Compute cosine similarity between two texts using stemmed term frequencies.

Class Method Details

.detected?(text_a, text_b, threshold: DEFAULT_THRESHOLD) ⇒ `Boolean`

Determine whether two texts are semantically convergent.

Parameters:

text_a (String)
text_b (String)
threshold (Float) (defaults to: DEFAULT_THRESHOLD) —

minimum similarity to declare convergence (default 0.85)

Returns:

(Boolean)

Raises:

(DependencyError) —

if the ‘classifier’ gem is not installed
(ArgumentError) —

if threshold is outside [0.0, 1.0]

# File 'lib/robot_lab/convergence.rb', line 38

def self.detected?(text_a, text_b, threshold: DEFAULT_THRESHOLD)
  unless (0.0..1.0).cover?(threshold)
    raise ArgumentError, "threshold must be in [0.0, 1.0], got #{threshold}"
  end

  similarity(text_a, text_b) >= threshold
end

.similarity(text_a, text_b) ⇒ `Float`

Compute cosine similarity between two texts using stemmed term frequencies.

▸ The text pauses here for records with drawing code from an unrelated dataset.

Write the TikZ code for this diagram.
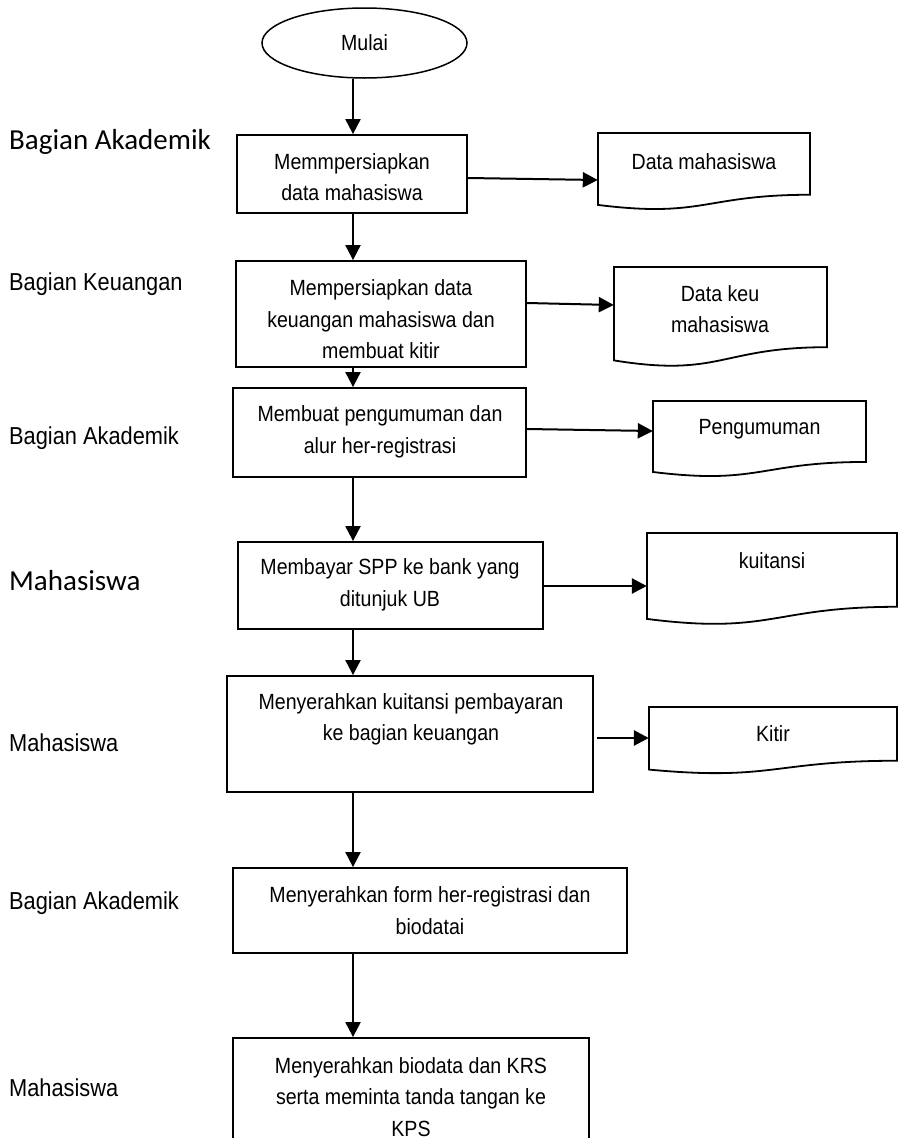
\documentclass[tikz,border=0pt]{standalone}
\usepackage{fontspec}
\setmainfont[FakeStretch=0.89]{Liberation Sans}
\newfontfamily\calib{Carlito}
\usetikzlibrary{arrows.meta,fit,shapes.geometric}
\newcommand\docshape[5]{% name, x1, x2, top, h
  \node[docbox, fit={(#2,#4) (#3,#4+#5)}] (#1) {};
  \draw[docline] (#2,#4) -- (#3,#4) -- (#3,#4+0.802*#5)
    .. controls ({(#2+#3)/2},#4+0.802*#5) and ({(#2+#3)/2},#4+1.107*#5) .. (#2,#4+0.934*#5) -- cycle;
}
\begin{document}
\begin{tikzpicture}[x=1pt,y=-1pt,
  box/.style={draw, line width=1.8pt, inner sep=0pt},
  docbox/.style={inner sep=0pt},
  docline/.style={line width=1.8pt, line join=miter},
  txt/.style={align=center, inner sep=0pt, font=\fontsize{22}{31.5}\selectfont},
  lab/.style={anchor=west, inner sep=0pt, font=\fontsize{24.5}{28}\selectfont},
  labc/.style={anchor=west, inner sep=0pt, font=\calib\fontsize{29}{34}\selectfont},
  arr/.style={line width=2pt, -{Triangle[length=15pt,width=15pt]}},
  arrt/.style={line width=2.8pt, -{Triangle[length=15pt,width=15pt]}}]
\clip (0,0) rectangle (904,1138);
\fill[white] (0,0) rectangle (904,1138);
\coordinate (col) at (353,0);

% start
\node[draw, ellipse, line width=1.5pt, inner sep=0pt, minimum width=205pt, minimum height=70pt,
      font=\fontsize{22}{26}\selectfont] (start) at (364.5,43) {Mulai};

% process boxes
\node[box, fit={(237,135) (467,213)}] (b1) {};
\node[box, fit={(236,261) (526,367)}] (b2) {};
\node[box, fit={(233,388) (526,477)}] (b3) {};
\node[box, fit={(238,542) (543,629)}] (b4) {};
\node[box, fit={(227,676) (593,792)}] (b5) {};
\node[box, fit={(233,868) (627,953)}] (b6) {};
\node[box, fit={(233,1038) (589,1170)}] (b7) {};

\node[txt] (t1) at (352,177) {Memmpersiapkan\\data mahasiswa};
\node[txt] (t2) at (381,319.5) {Mempersiapkan data\\keuangan mahasiswa dan\\membuat kitir};
\node[txt] (t3) at (380,432) {Membuat pengumuman dan\\alur her-registrasi};
\node[txt] (t4) at (390,585) {Membayar SPP ke bank yang\\ditunjuk UB};
\node[txt] (t5) at (411,719.5) {Menyerahkan kuitansi pembayaran\\ke bagian keuangan};
\node[txt] (t6) at (430,910.5) {Menyerahkan form her-registrasi dan\\biodatai};
\node[txt] (t7) at (411,1097) {Menyerahkan biodata dan KRS\\serta meminta tanda tangan ke\\KPS};

% documents
\docshape{d1}{598}{810}{133}{77}
\docshape{d2}{614}{827}{267}{100}
\docshape{d3}{653}{866}{401}{76}
\docshape{d4}{647}{897}{533}{92}
\docshape{d5}{649}{897}{707}{67}

\node[txt] (dt1) at (704,162) {Data mahasiswa};
\node[txt] (dt2) at (720,309) {Data keu\\mahasiswa};
\node[txt] (dt3) at (759.5,429) {Pengumuman};
\node[txt] (dt4) at (772,561) {kuitansi};
\node[txt] (dt5) at (773,734) {Kitir};

% role labels
\node[labc] (l1) at (9,142) {Bagian Akademik};
\node[lab] (l2) at (9,284) {Bagian Keuangan};
\node[lab] (l3) at (9,438) {Bagian Akademik};
\node[labc] (l4) at (9,581) {Mahasiswa};
\node[lab] (l5) at (9,743) {Mahasiswa};
\node[lab] (l6) at (9,903) {Bagian Akademik};
\node[lab] (l7) at (9,1088) {Mahasiswa};

% vertical flow
\draw[arr] (start.south -| col) -- (b1.north -| col);
\draw[arr] (b1.south -| col) -- (b2.north -| col);
\draw[arr] (b2.south -| col) -- (b3.north -| col);
\draw[arr] (b3.south -| col) -- (b4.north -| col);
\draw[arr] (b4.south -| col) -- (b5.north -| col);
\draw[arr] (b5.south -| col) -- (b6.north -| col);
\draw[arr] (b6.south -| col) -- (b7.north -| col);

% outputs
\draw[arr] (b1.east |- 0,178) -- (d1.west |- 0,180);
\draw[arr] (b2.east |- 0,303) -- (d2.west |- 0,305);
\draw[arr] (b3.east |- 0,429) -- (d3.west |- 0,431);
\draw[arrt] (b4.east |- 0,586) -- (d4.west |- 0,586);
\draw[arrt] ([xshift=3pt]b5.east |- 0,738) -- (d5.west |- 0,738);
\end{tikzpicture}
\end{document}
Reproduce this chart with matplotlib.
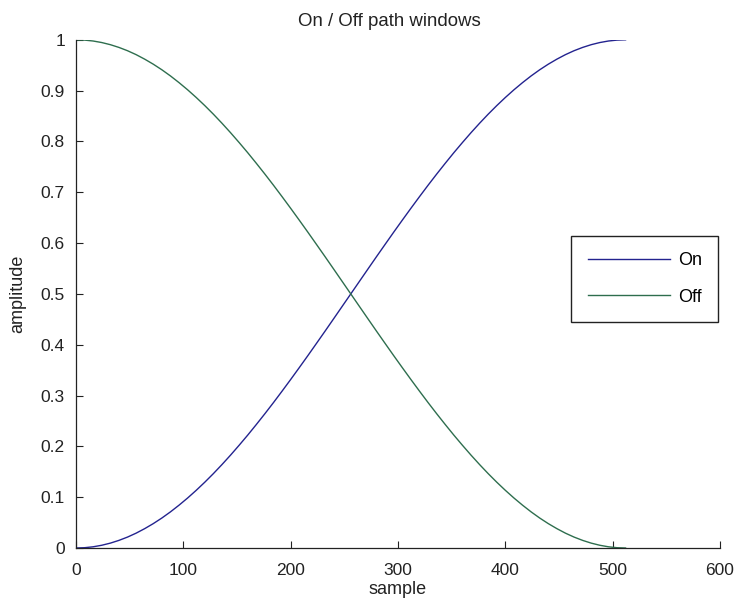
#!/usr/bin/env python3
# -*- coding: utf-8 -*-

import matplotlib
matplotlib.use('Agg')
import matplotlib.pyplot as plt

plt.rcParams['font.family'] = ['Liberation Sans', 'DejaVu Sans']

# window samples, every 8 samples over the 512-sample crossfade
sample = list(range(0, 513, 8))
on_win = [0.0000, 0.0006, 0.0024, 0.0054, 0.0096, 0.0150, 0.0215, 0.0292,
          0.0381, 0.0480, 0.0590, 0.0711, 0.0843, 0.0984, 0.1135, 0.1295,
          0.1464, 0.1642, 0.1828, 0.2022, 0.2222, 0.2430, 0.2643, 0.2862,
          0.3087, 0.3316, 0.3549, 0.3785, 0.4025, 0.4266, 0.4510, 0.4755,
          0.5000, 0.5245, 0.5490, 0.5734, 0.5975, 0.6215, 0.6451, 0.6684,
          0.6913, 0.7138, 0.7357, 0.7570, 0.7778, 0.7978, 0.8172, 0.8358,
          0.8536, 0.8705, 0.8865, 0.9016, 0.9157, 0.9289, 0.9410, 0.9520,
          0.9619, 0.9708, 0.9785, 0.9850, 0.9904, 0.9946, 0.9976, 0.9994,
          1.0000]
off_win = [1.0000, 0.9994, 0.9976, 0.9946, 0.9904, 0.9850, 0.9785, 0.9708,
           0.9619, 0.9520, 0.9410, 0.9289, 0.9157, 0.9016, 0.8865, 0.8705,
           0.8536, 0.8358, 0.8172, 0.7978, 0.7778, 0.7570, 0.7357, 0.7138,
           0.6913, 0.6684, 0.6451, 0.6215, 0.5975, 0.5734, 0.5490, 0.5245,
           0.5000, 0.4755, 0.4510, 0.4266, 0.4025, 0.3785, 0.3549, 0.3316,
           0.3087, 0.2862, 0.2643, 0.2430, 0.2222, 0.2022, 0.1828, 0.1642,
           0.1464, 0.1295, 0.1135, 0.0984, 0.0843, 0.0711, 0.0590, 0.0480,
           0.0381, 0.0292, 0.0215, 0.0150, 0.0096, 0.0054, 0.0024, 0.0006,
           0.0000]

x_ticks = [0, 100, 200, 300, 400, 500, 600]
y_ticks = [0, 0.1, 0.2, 0.3, 0.4, 0.5, 0.6, 0.7, 0.8, 0.9, 1]
y_labels = ['0', '0.1', '0.2', '0.3', '0.4', '0.5', '0.6', '0.7', '0.8',
            '0.9', '1']

fig = plt.figure(figsize=(7.4, 6.03), dpi=100)
ax = fig.add_axes([0.1027, 0.0912, 0.8703, 0.8428])

ax.plot(sample, on_win, color='#23238f', lw=1.0, label='On')
ax.plot(sample, off_win, color='#2e6e4e', lw=1.0, label='Off')

ax.set_xlim(0, 600)
ax.set_ylim(0, 1)
ax.set_xticks(x_ticks)
ax.set_yticks(y_ticks)
ax.set_yticklabels(y_labels)
ax.tick_params(direction='in', length=5, width=0.8, labelsize=12.5,
               colors='#222222', labelcolor='#222222')
ax.tick_params(axis='x', pad=11)
ax.tick_params(axis='y', pad=8)
ax.spines['top'].set_visible(False)
ax.spines['right'].set_visible(False)
for s in ('left', 'bottom'):
    ax.spines[s].set_color('#222222')
    ax.spines[s].set_linewidth(0.9)

ax.set_title('On / Off path windows', fontsize=13.4, color='#222222',
             pad=10, x=0.487)
ax.set_xlabel('sample', fontsize=13, color='#222222', labelpad=2)
ax.set_ylabel('amplitude', fontsize=13, color='#222222', labelpad=10)

leg = ax.legend(loc='upper right', bbox_to_anchor=(0.997, 0.614),
                fontsize=13, handlelength=4.55, handletextpad=0.44,
                borderpad=0.9, labelspacing=1.08, fancybox=False,
                framealpha=1, edgecolor='#222222', borderaxespad=0)
leg.get_frame().set_linewidth(1.0)

fig.savefig('out.png', dpi=100)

Uses String#word_hash (provided by the classifier gem) to build stemmed, stopword-filtered term-frequency vectors, then computes L2-normalized cosine similarity. Term frequencies (no IDF) are used because IDF on a 2-document corpus collapses shared terms to zero, which would incorrectly penalize texts that agree on the same topic.

Returns 0.0 when either text is blank or shorter than MIN_TEXT_LENGTH.